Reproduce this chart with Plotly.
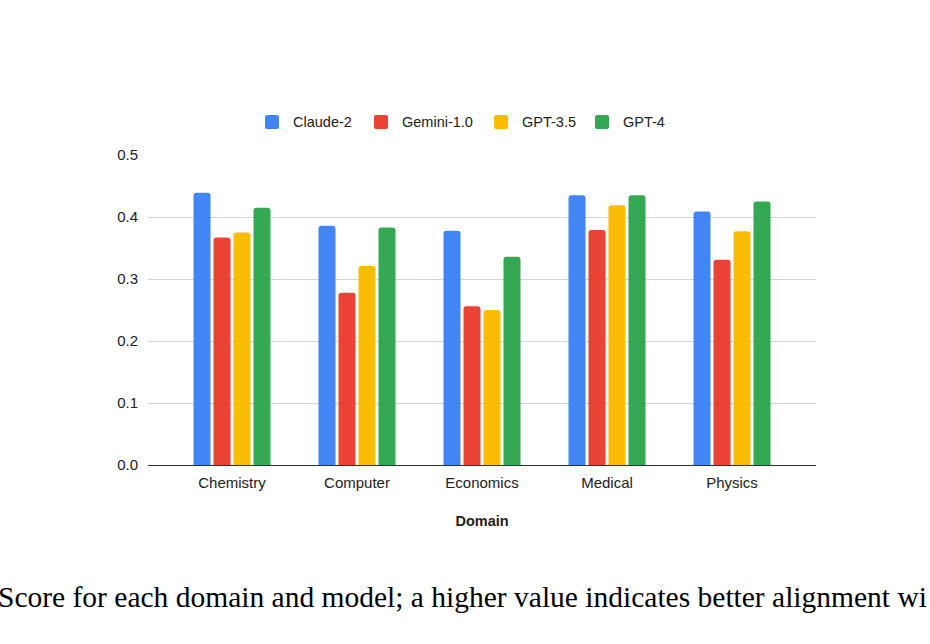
import plotly.graph_objects as go

domains = ["Chemistry", "Computer", "Economics", "Medical", "Physics"]
models = ["Claude-2", "Gemini-1.0", "GPT-3.5", "GPT-4"]
claude2 = [0.439, 0.386, 0.378, 0.435, 0.409]
gemini10 = [0.367, 0.278, 0.256, 0.379, 0.331]
gpt35 = [0.375, 0.321, 0.250, 0.419, 0.377]
gpt4 = [0.415, 0.383, 0.336, 0.435, 0.425]
series = [claude2, gemini10, gpt35, gpt4]
colors = ["#4285F4", "#EA4335", "#FBBC04", "#34A853"]

caption = "Score for each domain and model; a higher value indicates better alignment wi"

W, H = 930, 644
L, R, T, B = 148, 114, 155, 179
pw = W - L - R
ph = H - T - B


def px_x(px):
    return (px - L) / pw


def px_y(py):
    return (H - B - py) / ph


fig = go.Figure()
for name, vals, c in zip(models, series, colors):
    fig.add_trace(go.Bar(x=domains, y=vals, name=name, showlegend=False,
                         marker=dict(color=c, line=dict(width=0))))

# legend drawn as rounded squares + text (pixel positions of each entry)
legend_sq_x = [265, 374, 494, 595]
legend_y = 122
shapes = []
annotations = []
r = 2
s = 7
rounded = (f"M{-s + r},{-s} L{s - r},{-s} Q{s},{-s} {s},{-s + r} L{s},{s - r} Q{s},{s} {s - r},{s} "
           f"L{-s + r},{s} Q{-s},{s} {-s},{s - r} L{-s},{-s + r} Q{-s},{-s} {-s + r},{-s} Z")
for name, c, sx in zip(models, colors, legend_sq_x):
    shapes.append(dict(type="path", xref="paper", yref="paper", xsizemode="pixel", ysizemode="pixel",
                       xanchor=px_x(sx + 7), yanchor=px_y(legend_y), path=rounded,
                       fillcolor=c, line=dict(width=0), layer="above"))
    annotations.append(dict(text=name, xref="paper", yref="paper", x=px_x(sx + 26), xanchor="left",
                            y=px_y(legend_y), yanchor="middle", showarrow=False,
                            font=dict(size=14.5, color="#222222")))

annotations.append(dict(text=caption, xref="paper", yref="paper", x=px_x(-4), xanchor="left",
                        y=px_y(597), yanchor="middle", showarrow=False,
                        font=dict(family="Liberation Serif, Times New Roman, serif", size=29.5, color="#000000")))

fig.update_layout(
    width=W, height=H,
    margin=dict(l=L, r=R, t=T, b=B, pad=0),
    paper_bgcolor="white", plot_bgcolor="white",
    barmode="group", bargap=0.36, bargroupgap=0.15,
    barcornerradius=3,
    font=dict(family="Liberation Sans, Arial, sans-serif", size=14.5, color="#222222"),
    showlegend=False,
    xaxis=dict(title=dict(text="<b>Domain</b>", font=dict(size=14.5, color="#222222"), standoff=25),
               range=[-0.672, 4.672],
               showline=True, linecolor="#333333", linewidth=1, ticks="", showgrid=False,
               ticklabelstandoff=4,
               tickfont=dict(size=15, color="#222222")),
    yaxis=dict(range=[0, 0.5], dtick=0.1, tickformat=".1f", showgrid=True, gridcolor="#d4d4d4",
               gridwidth=1, zeroline=False, showline=False, ticks="", ticklabelstandoff=9,
               tickfont=dict(size=15, color="#222222")),
    shapes=shapes,
    annotations=annotations,
)

fig.write_html("out.html")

▶ _WHAT THE TASK ASKS_: Only lines belong in the copy: transcribe those from the start of the data through the line that contains "Serif, Times New", and skip the pictures.

▶ _OUTPUT FOR THIS EXERCISE_:
Reproduce this chart with Plotly.
import plotly.graph_objects as go

domains = ["Chemistry", "Computer", "Economics", "Medical", "Physics"]
models = ["Claude-2", "Gemini-1.0", "GPT-3.5", "GPT-4"]
claude2 = [0.439, 0.386, 0.378, 0.435, 0.409]
gemini10 = [0.367, 0.278, 0.256, 0.379, 0.331]
gpt35 = [0.375, 0.321, 0.250, 0.419, 0.377]
gpt4 = [0.415, 0.383, 0.336, 0.435, 0.425]
series = [claude2, gemini10, gpt35, gpt4]
colors = ["#4285F4", "#EA4335", "#FBBC04", "#34A853"]

caption = "Score for each domain and model; a higher value indicates better alignment wi"

W, H = 930, 644
L, R, T, B = 148, 114, 155, 179
pw = W - L - R
ph = H - T - B


def px_x(px):
    return (px - L) / pw


def px_y(py):
    return (H - B - py) / ph


fig = go.Figure()
for name, vals, c in zip(models, series, colors):
    fig.add_trace(go.Bar(x=domains, y=vals, name=name, showlegend=False,
                         marker=dict(color=c, line=dict(width=0))))

# legend drawn as rounded squares + text (pixel positions of each entry)
legend_sq_x = [265, 374, 494, 595]
legend_y = 122
shapes = []
annotations = []
r = 2
s = 7
rounded = (f"M{-s + r},{-s} L{s - r},{-s} Q{s},{-s} {s},{-s + r} L{s},{s - r} Q{s},{s} {s - r},{s} "
           f"L{-s + r},{s} Q{-s},{s} {-s},{s - r} L{-s},{-s + r} Q{-s},{-s} {-s + r},{-s} Z")
for name, c, sx in zip(models, colors, legend_sq_x):
    shapes.append(dict(type="path", xref="paper", yref="paper", xsizemode="pixel", ysizemode="pixel",
                       xanchor=px_x(sx + 7), yanchor=px_y(legend_y), path=rounded,
                       fillcolor=c, line=dict(width=0), layer="above"))
    annotations.append(dict(text=name, xref="paper", yref="paper", x=px_x(sx + 26), xanchor="left",
                            y=px_y(legend_y), yanchor="middle", showarrow=False,
                            font=dict(size=14.5, color="#222222")))

annotations.append(dict(text=caption, xref="paper", yref="paper", x=px_x(-4), xanchor="left",
                        y=px_y(597), yanchor="middle", showarrow=False,
                        font=dict(family="Liberation Serif, Times New Roman, serif", size=29.5, color="#000000")))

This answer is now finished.